Is WebP better than PNG?

For web delivery, often yes. WebP usually gives smaller files and still supports transparency. For source preservation or exact editing workflows, PNG may still be the better master format.

Will converting PNG to WebP reduce quality?

It can, depending on whether you use lossy compression and how aggressive the settings are. Lossless WebP preserves quality much more closely. Lossy WebP can look excellent too, but it should be checked visually.

Can WebP replace transparent PNG files?

In many cases, yes. WebP supports transparency, so it is a common replacement for web use when you want smaller files.

Should I convert logos from PNG to WebP?

Usually yes for website delivery, especially if the logo has transparency. Start with lossless WebP and inspect the edges carefully.

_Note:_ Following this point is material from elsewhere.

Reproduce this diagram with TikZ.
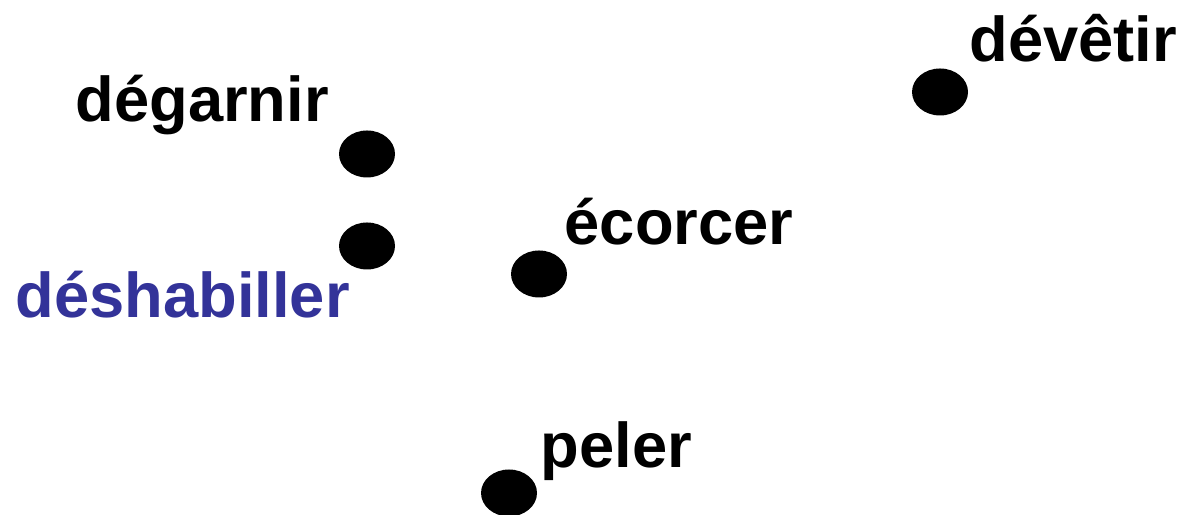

Is PNG to WebP good for screenshots?

Often yes, but screenshots with text need careful review. If text becomes soft, use more conservative settings or lossless WebP.

Do I still need the original PNG after converting?

Yes. Keep the original as your source file in case you need to re-export for new dimensions, quality settings, or alternate formats later.

Final takeaway

Converting PNG to WebP is one of the most practical ways to make web images lighter without giving up transparency. It is especially useful for screenshots, logos, UI graphics, product cutouts, and general page assets that are currently too heavy in PNG form.

The best results come from using the right conversion style for the right image. Precision assets should be handled carefully. Decorative and photo-like PNGs can often be compressed much more aggressively. And original source files should always be preserved.

If your goal is faster pages, smaller uploads, and cleaner web delivery, PNG to WebP is often a smart move.